Sem ignorar o historiador Amzat Boukari-Yahara, quando chama atenção para o facto de o debate sobre a restituição estar a ser visto apenas na perspectiva de património africano existente na Europa, commpreendido como tal por instituições europeias. Não se pode fazer de contas que o que saiu indevidamente e em compromisso da compreensão moderna e contemporânea do Ser africano, deve retornar para a sua origem.

Este debate que Macron trouxe a ribalta em 2018, em contramão com os pronunciamentos de Sarkozy em 2007, reacende a esperança da continuação do processo de descolonização de África que deu-se meramente a nível político. Ao nível da cultura – que nos distingue dos demais animais – ainda não aconteceu e urge.

Haverá, como tem havido desde a libertação do colonialismo, resistências. No caso de Portugal, por exemplo, se percebe que este debate incomoda, pois mexe com uma série complexa de teias como é o caso de heróis cujo legado se construiu na circunstância colonial.

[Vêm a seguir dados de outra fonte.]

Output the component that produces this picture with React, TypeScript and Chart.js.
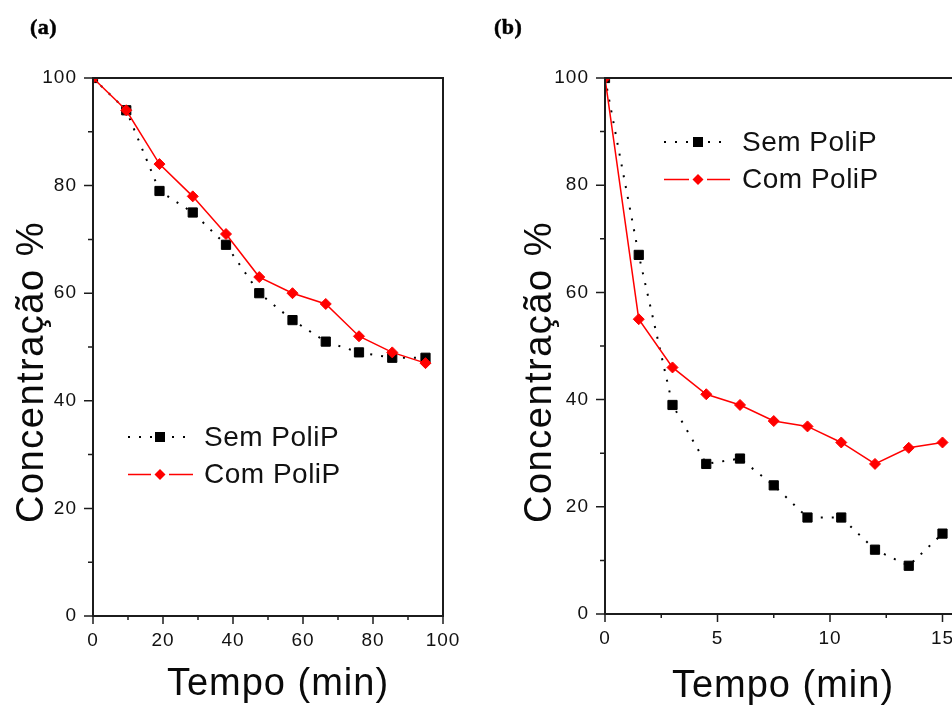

Seria questionar os imaculados e célebres poetas ocupantes do topo do cânone daquilo que podemos designar de portugalidade. Mas para nós, o que está em jogo é a compreensão do nosso passado com testemunhos palpáveis do mesmo.

Com a compreensão lúcida do passado, facilmente, se pode evitar a resignificação da História em benefício de um tirano que se vê como o dono da verdade absoluta. A compreensão do passado nos protege de manipulação da História. E, talvez até, nos explique, por exemplo, o conflito em Cabo Delgado.